- REQUIREMENTS: Gather every line below where "draw" appears.

- EXERCISE DATA:
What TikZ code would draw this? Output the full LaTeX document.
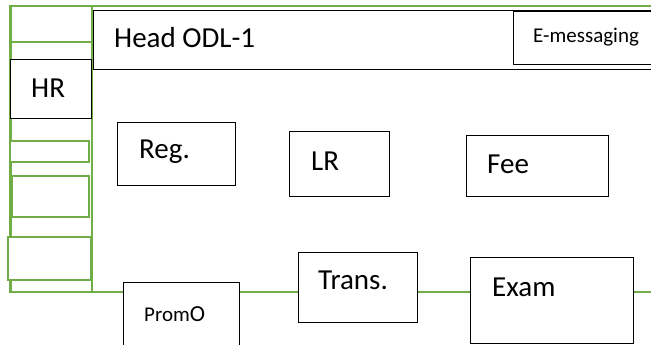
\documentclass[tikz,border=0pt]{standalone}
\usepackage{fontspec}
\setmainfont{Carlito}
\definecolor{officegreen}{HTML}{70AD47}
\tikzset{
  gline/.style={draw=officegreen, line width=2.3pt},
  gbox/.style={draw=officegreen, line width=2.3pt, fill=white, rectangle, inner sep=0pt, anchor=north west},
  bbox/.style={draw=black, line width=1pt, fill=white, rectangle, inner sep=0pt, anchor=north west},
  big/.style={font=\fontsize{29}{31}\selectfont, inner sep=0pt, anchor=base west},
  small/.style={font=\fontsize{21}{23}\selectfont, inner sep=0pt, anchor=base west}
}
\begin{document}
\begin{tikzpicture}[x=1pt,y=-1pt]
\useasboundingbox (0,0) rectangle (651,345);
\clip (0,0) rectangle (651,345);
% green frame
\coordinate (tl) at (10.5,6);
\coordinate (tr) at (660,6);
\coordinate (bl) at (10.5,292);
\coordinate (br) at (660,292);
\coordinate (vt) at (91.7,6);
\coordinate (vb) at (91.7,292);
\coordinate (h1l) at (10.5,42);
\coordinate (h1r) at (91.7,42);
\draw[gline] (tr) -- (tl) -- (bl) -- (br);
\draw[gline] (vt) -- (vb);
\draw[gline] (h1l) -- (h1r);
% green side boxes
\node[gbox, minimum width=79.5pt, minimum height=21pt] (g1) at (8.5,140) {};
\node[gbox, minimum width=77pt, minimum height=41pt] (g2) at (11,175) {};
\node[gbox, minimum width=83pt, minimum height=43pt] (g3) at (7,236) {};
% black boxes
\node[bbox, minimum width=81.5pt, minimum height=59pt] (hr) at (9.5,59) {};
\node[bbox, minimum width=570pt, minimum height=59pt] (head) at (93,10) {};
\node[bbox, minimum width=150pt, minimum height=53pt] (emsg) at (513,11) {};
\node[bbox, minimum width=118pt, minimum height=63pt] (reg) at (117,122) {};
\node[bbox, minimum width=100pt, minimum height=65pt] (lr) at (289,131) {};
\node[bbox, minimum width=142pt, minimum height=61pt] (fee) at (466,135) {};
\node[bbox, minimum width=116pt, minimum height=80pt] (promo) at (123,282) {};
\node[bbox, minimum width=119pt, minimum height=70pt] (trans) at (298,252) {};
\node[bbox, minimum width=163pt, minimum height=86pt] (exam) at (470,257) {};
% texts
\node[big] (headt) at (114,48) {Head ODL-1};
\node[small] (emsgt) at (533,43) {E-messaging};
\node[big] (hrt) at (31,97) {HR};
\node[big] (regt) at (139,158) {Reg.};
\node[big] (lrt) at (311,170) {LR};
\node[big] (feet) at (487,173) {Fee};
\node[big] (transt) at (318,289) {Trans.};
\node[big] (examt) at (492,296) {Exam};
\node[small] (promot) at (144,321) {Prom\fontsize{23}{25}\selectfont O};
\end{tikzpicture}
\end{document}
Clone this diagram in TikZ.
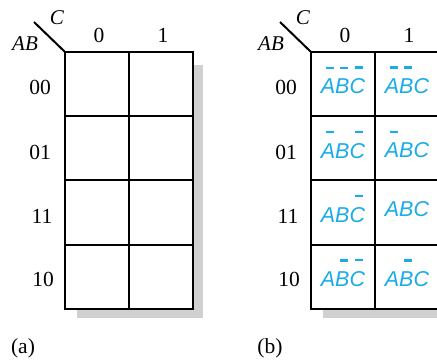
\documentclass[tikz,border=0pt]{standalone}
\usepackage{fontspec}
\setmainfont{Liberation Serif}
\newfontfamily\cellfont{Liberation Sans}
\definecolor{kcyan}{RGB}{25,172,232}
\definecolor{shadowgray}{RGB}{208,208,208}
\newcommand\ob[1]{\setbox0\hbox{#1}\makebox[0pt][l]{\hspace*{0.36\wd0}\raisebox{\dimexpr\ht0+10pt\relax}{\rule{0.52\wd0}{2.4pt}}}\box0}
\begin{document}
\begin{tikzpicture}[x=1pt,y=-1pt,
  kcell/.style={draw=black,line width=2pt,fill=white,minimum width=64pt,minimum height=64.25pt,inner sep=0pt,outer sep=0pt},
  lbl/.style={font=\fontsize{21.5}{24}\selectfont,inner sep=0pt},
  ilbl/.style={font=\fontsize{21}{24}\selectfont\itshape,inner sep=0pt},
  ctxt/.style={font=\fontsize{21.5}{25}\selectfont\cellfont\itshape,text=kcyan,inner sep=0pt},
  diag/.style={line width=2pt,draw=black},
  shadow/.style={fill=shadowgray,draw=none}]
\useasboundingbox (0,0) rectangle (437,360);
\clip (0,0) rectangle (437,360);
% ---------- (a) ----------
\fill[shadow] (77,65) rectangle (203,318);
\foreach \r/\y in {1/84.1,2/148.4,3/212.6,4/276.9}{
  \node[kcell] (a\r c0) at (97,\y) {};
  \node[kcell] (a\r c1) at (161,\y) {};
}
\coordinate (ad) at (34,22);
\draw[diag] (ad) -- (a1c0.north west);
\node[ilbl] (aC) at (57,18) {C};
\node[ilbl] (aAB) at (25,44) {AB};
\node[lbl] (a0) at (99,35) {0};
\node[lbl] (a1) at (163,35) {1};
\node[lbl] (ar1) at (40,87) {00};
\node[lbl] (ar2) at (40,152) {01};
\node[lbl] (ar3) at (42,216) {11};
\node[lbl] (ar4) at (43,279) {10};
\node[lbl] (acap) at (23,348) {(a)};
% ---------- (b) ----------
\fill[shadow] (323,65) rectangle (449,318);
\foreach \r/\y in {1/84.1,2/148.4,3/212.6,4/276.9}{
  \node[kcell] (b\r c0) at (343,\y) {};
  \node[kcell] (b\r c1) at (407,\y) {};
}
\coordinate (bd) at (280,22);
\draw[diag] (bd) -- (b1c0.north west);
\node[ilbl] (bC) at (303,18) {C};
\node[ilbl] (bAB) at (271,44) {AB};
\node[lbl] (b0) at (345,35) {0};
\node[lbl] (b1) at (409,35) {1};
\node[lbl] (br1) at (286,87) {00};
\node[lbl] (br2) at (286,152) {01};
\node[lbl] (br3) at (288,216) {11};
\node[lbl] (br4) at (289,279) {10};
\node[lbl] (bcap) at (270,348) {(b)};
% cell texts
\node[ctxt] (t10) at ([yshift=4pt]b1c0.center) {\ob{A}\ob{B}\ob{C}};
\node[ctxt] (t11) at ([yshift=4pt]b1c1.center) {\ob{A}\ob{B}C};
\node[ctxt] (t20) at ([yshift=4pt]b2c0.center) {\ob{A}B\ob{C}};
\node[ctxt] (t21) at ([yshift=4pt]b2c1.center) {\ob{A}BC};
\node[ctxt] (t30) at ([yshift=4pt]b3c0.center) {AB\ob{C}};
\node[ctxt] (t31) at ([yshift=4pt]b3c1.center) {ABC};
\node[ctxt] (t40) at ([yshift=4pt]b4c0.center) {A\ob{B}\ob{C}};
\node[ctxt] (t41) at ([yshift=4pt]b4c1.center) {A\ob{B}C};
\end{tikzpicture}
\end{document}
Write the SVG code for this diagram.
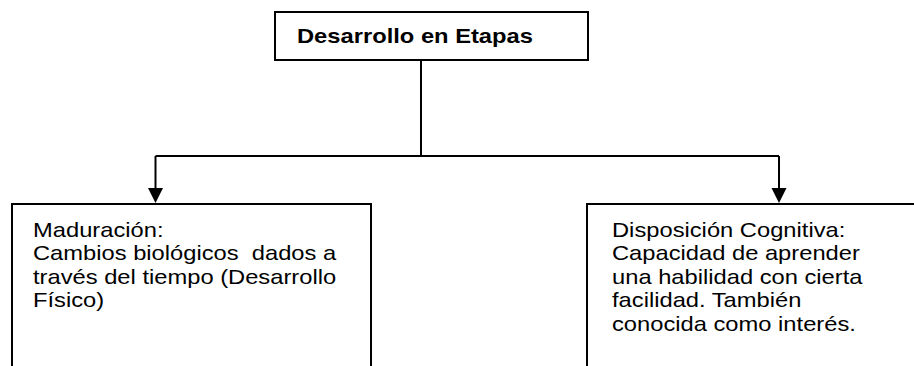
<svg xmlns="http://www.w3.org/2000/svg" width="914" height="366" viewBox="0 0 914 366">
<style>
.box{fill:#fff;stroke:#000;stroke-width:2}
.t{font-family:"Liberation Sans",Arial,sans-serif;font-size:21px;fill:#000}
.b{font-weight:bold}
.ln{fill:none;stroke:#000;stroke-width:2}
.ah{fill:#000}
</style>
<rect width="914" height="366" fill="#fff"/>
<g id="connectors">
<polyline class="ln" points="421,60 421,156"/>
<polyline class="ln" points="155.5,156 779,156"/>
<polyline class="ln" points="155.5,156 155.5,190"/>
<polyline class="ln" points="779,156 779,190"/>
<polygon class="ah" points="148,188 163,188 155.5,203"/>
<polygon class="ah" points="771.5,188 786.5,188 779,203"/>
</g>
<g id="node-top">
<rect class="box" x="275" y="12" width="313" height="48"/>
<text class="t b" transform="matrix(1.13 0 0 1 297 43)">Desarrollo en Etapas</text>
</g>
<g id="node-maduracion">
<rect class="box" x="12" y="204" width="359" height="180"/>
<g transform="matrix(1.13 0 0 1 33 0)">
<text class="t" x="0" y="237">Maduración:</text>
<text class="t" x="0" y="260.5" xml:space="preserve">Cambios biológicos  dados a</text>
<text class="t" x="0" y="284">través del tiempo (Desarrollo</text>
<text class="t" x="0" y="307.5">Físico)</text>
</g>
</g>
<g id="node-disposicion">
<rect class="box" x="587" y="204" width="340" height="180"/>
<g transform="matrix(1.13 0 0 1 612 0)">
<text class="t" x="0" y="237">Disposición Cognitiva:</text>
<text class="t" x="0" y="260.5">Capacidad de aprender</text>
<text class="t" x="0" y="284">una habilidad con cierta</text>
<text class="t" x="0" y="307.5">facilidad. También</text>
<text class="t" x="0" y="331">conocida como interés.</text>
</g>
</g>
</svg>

- ANSWER FOR THIS EXERCISE:
What TikZ code would draw this? Output the full LaTeX document.
  gline/.style={draw=officegreen, line width=2.3pt},
  gbox/.style={draw=officegreen, line width=2.3pt, fill=white, rectangle, inner sep=0pt, anchor=north west},
  bbox/.style={draw=black, line width=1pt, fill=white, rectangle, inner sep=0pt, anchor=north west},
\draw[gline] (tr) -- (tl) -- (bl) -- (br);
\draw[gline] (vt) -- (vb);
\draw[gline] (h1l) -- (h1r);
  kcell/.style={draw=black,line width=2pt,fill=white,minimum width=64pt,minimum height=64.25pt,inner sep=0pt,outer sep=0pt},
  diag/.style={line width=2pt,draw=black},
  shadow/.style={fill=shadowgray,draw=none}]
\draw[diag] (ad) -- (a1c0.north west);
\draw[diag] (bd) -- (b1c0.north west);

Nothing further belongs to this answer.